Così ricostruiti i fatti ed esclusa la riconducibilità delle condotte alla invocata scriminante in assenza dei presupposti di legge, si impone la reiezione dei motivi di appello sub 1, 2 e 3 avanzati dalle Difese, in quanto impegnati a ripercorrere un percorso già ampiamente arato dalla sentenza di primo grado.
Va del pari disattesa la richiesta di rinnovazione dell'audizione del teste De.Ga. in quanto chiamato a riferire sul rapporto tra le parti, trattandosi di circostanza che, anche laddove verificata, non inciderebbe sull'accertamento dei fatti così come emersi.
Ciò nondimeno, ritiene il Collegio che l'episodio in disamina vada più correttamente ricondotto nella disciplina prevista ai sensi dell'art. 131 bis c.p. tenuto conto della modalità non particolarmente aggressive della condotta contestata ai prevenuti, della non gravità dei motivi che contestualizzano la condotta nell'ambito di una mera disputa tra soggetti confinanti, nonché della sporadicità dell'evento e dell'incensuratezza dei soggetti.
Rileva al riguardo la Corte ~ così come sostenuto dalla Suprema Corte nella pronuncia 19126/2016, richiamando autorevole dottrina, che trae spunto dai principi in passato fissati dal Giudice delle Leggi - C. Cost. sent. 15-24/06/1992, n. 299 - che nell'applicazione della innovativa norma ex art. 131 bis c.p. il giudice di merito (e nel caso di specie questa Corte) deve valutare l'indice-criterio "della particolare tenuità dell'offesa nonché l'indice requisito della modalità della condotta e dell'esiguità del danno e del pericolo, valutati secondo i criteri direttivi di cui all'art. 133 c.p., indici che possano pertanto incidere sulla non punibilità ovvero devono riguardare soltanto quei comportamenti penali (non abituali) che, sebbene non inoffensivi, in presenza dei presupposti normativamente indicati ( ovvero i reati con i limiti edittali fino ad anni 2 ovvero la pena pecuniaria, sola o congiunta alla predetta pena) risultino di così modesto rilievo da non ritenersi meritevoli di ulteriore considerazione in sede penale".
La sentenza va dunque riformata nei termini prima indicati e gli imputati vanno dichiarati assolti dai reati contestati per la particolare tenuità del fatto ascrittigli con conferma delle statuizioni non appellate.

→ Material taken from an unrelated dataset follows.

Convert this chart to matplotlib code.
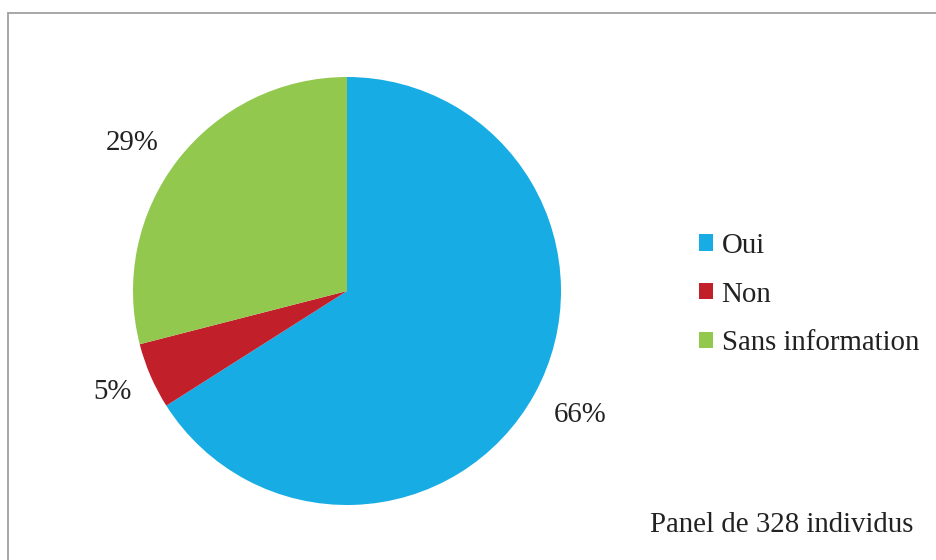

Il complessivo carico di lavoro e la necessaria previsione di termini più stringenti per i numerosi e concomitanti procedimenti con imputati detenuti, impone di indicare nel presente procedimento il maggior termine per il deposito della motivazione.
P.Q.M.
Visti gli arti. 605 c.p.p. e 131 bis c.p., in riforma della sentenza emessa in data 23 giugno 2023 dal G.M. del Tribunale di Avellino, appellata da Li.Ci. ed altri (…), assolve i predetti dal reato ascritto, perché lo stesso non è punibile per la particolare tenuità del fatto.
Conferma nel resto.
Così deciso in Napoli il 28 marzo 2024.
Depositato in Cancelleria il 25 giugno 2024.